What MOQ is realistic for a glass bottle customizable order?

For a stocked bottle shape with custom logo, 1,000 pcs per SKU is a common starting point in China. If you want multiple lid colors, silicone sleeves, or gift boxes, practical MOQ often moves to 2,000-3,000 pcs because component planning becomes more complex. For a new custom mold, you should usually expect 5,000-10,000 pcs to justify tooling and production stability. If a canteen supplier offers 300 pcs on a fully customized glass body, check whether you are actually getting stock goods with simple decoration. Low MOQ is possible, but unit cost normally jumps 15-35% and packaging choices may be restricted.

Is borosilicate always better than soda-lime glass?

Not always. Borosilicate is better when you need stronger thermal resistance, a lighter premium feel, and a more upscale story for retail. It is common for tea infuser bottles and office drinkware.
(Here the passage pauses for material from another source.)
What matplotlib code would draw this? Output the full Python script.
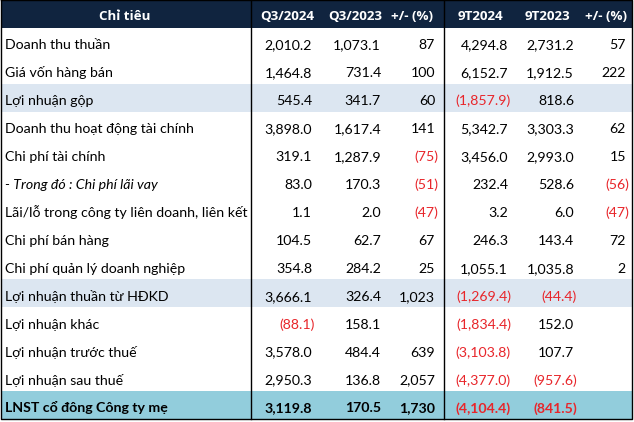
import matplotlib
matplotlib.use("Agg")
import matplotlib.pyplot as plt
from matplotlib.patches import Rectangle

plt.rcParams['font.family'] = ['Lato', 'DejaVu Sans']

headers = ["Chỉ tiêu", "Q3/2024", "Q3/2023", "+/- (%)", "9T2024", "9T2023", "+/- (%)"]
labels = [
    "Doanh thu thuần",
    "Giá vốn hàng bán",
    "Lợi nhuận gộp",
    "Doanh thu hoạt động tài chính",
    "Chi phí tài chính",
    "- Trong đó : Chi phí lãi vay",
    "Lãi/lỗ trong công ty liên doanh, liên kết",
    "Chi phí bán hàng",
    "Chi phí quản lý doanh nghiệp",
    "Lợi nhuận thuần từ HĐKD",
    "Lợi nhuận khác",
    "Lợi nhuận trước thuế",
    "Lợi nhuận sau thuế",
    "LNST cổ đông Công ty mẹ",
]
q3_2024 = [2010.2, 1464.8, 545.4, 3898.0, 319.1, 83.0, 1.1, 104.5, 354.8, 3666.1, -88.1, 3578.0, 2950.3, 3119.8]
q3_2023 = [1073.1, 731.4, 341.7, 1617.4, 1287.9, 170.3, 2.0, 62.7, 284.2, 326.4, 158.1, 484.4, 136.8, 170.5]
q3_chg = [87, 100, 60, 141, -75, -51, -47, 67, 25, 1023, None, 639, 2057, 1730]
t9_2024 = [4294.8, 6152.7, -1857.9, 5342.7, 3456.0, 232.4, 3.2, 246.3, 1055.1, -1269.4, -1834.4, -3103.8, -4377.0, -4104.4]
t9_2023 = [2731.2, 1912.5, 818.6, 3303.3, 2993.0, 528.6, 6.0, 143.4, 1035.8, -44.4, 152.0, 107.7, -957.6, -841.5]
t9_chg = [57, 222, None, 62, 15, -56, -47, 72, 2, None, None, None, None, None]

highlight_rows = [2, 9]
italic_rows = [5]
total_row = 13

W, H = 634, 422
fig = plt.figure(figsize=(W / 100, H / 100), dpi=100)
ax = fig.add_axes([0, 0, 1, 1])
ax.set_xlim(0, W)
ax.set_ylim(H, 0)
ax.axis('off')

HEADER_BG = '#10243f'
HL_BG = '#dce6f1'
TOTAL_BG = '#92cddc'
RED = '#e8262b'

left, right = 1, 632
top, bottom = 0, 419
row_h = (bottom - top) / 15.0
fs = 10.2

header_centers = [125, 287, 355, 412, 480, 547, 606]
num_right = [312, 381, 435, 508, 574, 626]


def fmt(v, dec):
    if v is None:
        return "", False
    s = f"{abs(v):,.{dec}f}"
    if v < 0:
        return f"({s})", True
    return s, False


# header
ax.add_patch(Rectangle((left, top), right - left, row_h, facecolor=HEADER_BG, edgecolor='none'))
for h, cx in zip(headers, header_centers):
    ax.text(cx, top + row_h - 7.5, h, ha='center', va='baseline', color='white',
            fontsize=9.6, fontweight='bold', family=['Open Sans', 'DejaVu Sans'])

cols = [q3_2024, q3_2023, q3_chg, t9_2024, t9_2023, t9_chg]
decs = [1, 1, 0, 1, 1, 0]
for i, lab in enumerate(labels):
    y0 = top + row_h * (i + 1)
    if i in highlight_rows:
        ax.add_patch(Rectangle((left, y0), right - left, row_h, facecolor=HL_BG, edgecolor='none'))
    if i == total_row:
        ax.add_patch(Rectangle((left, y0), right - left, row_h, facecolor=TOTAL_BG, edgecolor='none'))
    weight = 'bold' if i == total_row else 'normal'
    style = 'italic' if i in italic_rows else 'normal'
    yb = y0 + row_h - 6.5
    ax.text(5, yb, lab, ha='left', va='baseline', fontsize=fs, fontweight=weight,
            fontstyle=style, color='black')
    for c, (vals, d) in enumerate(zip(cols, decs)):
        s, neg = fmt(vals[i], d)
        if not s:
            continue
        xr = num_right[c] + (3 if neg else 0)
        ax.text(xr, yb, s, ha='right', va='baseline', fontsize=fs, fontweight=weight,
                color=RED if neg else 'black')

# lines
lw = 1.0
ax.plot([left, right, right, left, left], [top, top, bottom, bottom, top], color='black', lw=lw)
for x in [250.5, 444]:
    ax.plot([x, x], [top, bottom], color='black', lw=lw)

fig.savefig('out.png', dpi=100)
Soda-lime is usually cheaper and fine for cold-fill or normal ambient use. For many promotional orders, soda-lime gives the right cost structure. The trade-off is weight, thermal performance, and sometimes breakage behavior. You should choose based on use case, not marketing language. A 500 ml borosilicate bottle may cost USD 0.30-0.90 more than a comparable soda-lime option, depending on cap and packaging.

How long does a customized drinkware project take from sample to shipment?

For a stock glass bottle with custom print, sample approval often takes 7-10 days. Mass production usually needs 30-45 days after deposit, approved artwork, and confirmed packaging. If you add new tooling, allow another 20-35 days for mold development and validation before regular production timing starts. Shipping from Zhejiang, China to Europe or North America by sea can add 25-45 days port to port, plus local delivery. If your launch date is fixed, work backward from warehouse receipt, not ex-factory date. Most delays come from artwork changes, packaging revisions, or missing compliance confirmations, not the printing itself.

What quality defects are normal on glass, and what should be rejected?

Normal minor variation can include faint mold lines, small surface marks outside the main display area, and slight color difference on natural bamboo lids. Rejectable defects typically include leaks, major print misregistration, chips on the rim or base, severe scratches in the visual area, unstable standing, cracked glass, or lids that cross-thread. The clean way to manage this is an agreed AQL standard, commonly 2.5 for major and 4.0 for minor defects. Ask your canteen manufacturer to define visual inspection distance, cosmetic zones, and functional test criteria before mass production. That removes most arguments at pre-shipment stage.

Can one supplier handle glass bottles, custom canteen products, and growlers together?

Sometimes yes, but ask how the program is managed. Some canteen manufacturers handle several drinkware materials in-house or through controlled partner lines. Others are mainly coordinators. If you want glass bottles, a custom growler, and a stainless custom canteen under one vendor, confirm who owns tooling, QC, and compliance for each category. It can be efficient to consolidate sourcing if the supplier gives one inspection standard, one packaging plan, and one export contact. But if technical control is weak, convenience becomes expensive. For repeat B2B orders, one accountable team matters more than one broad catalog.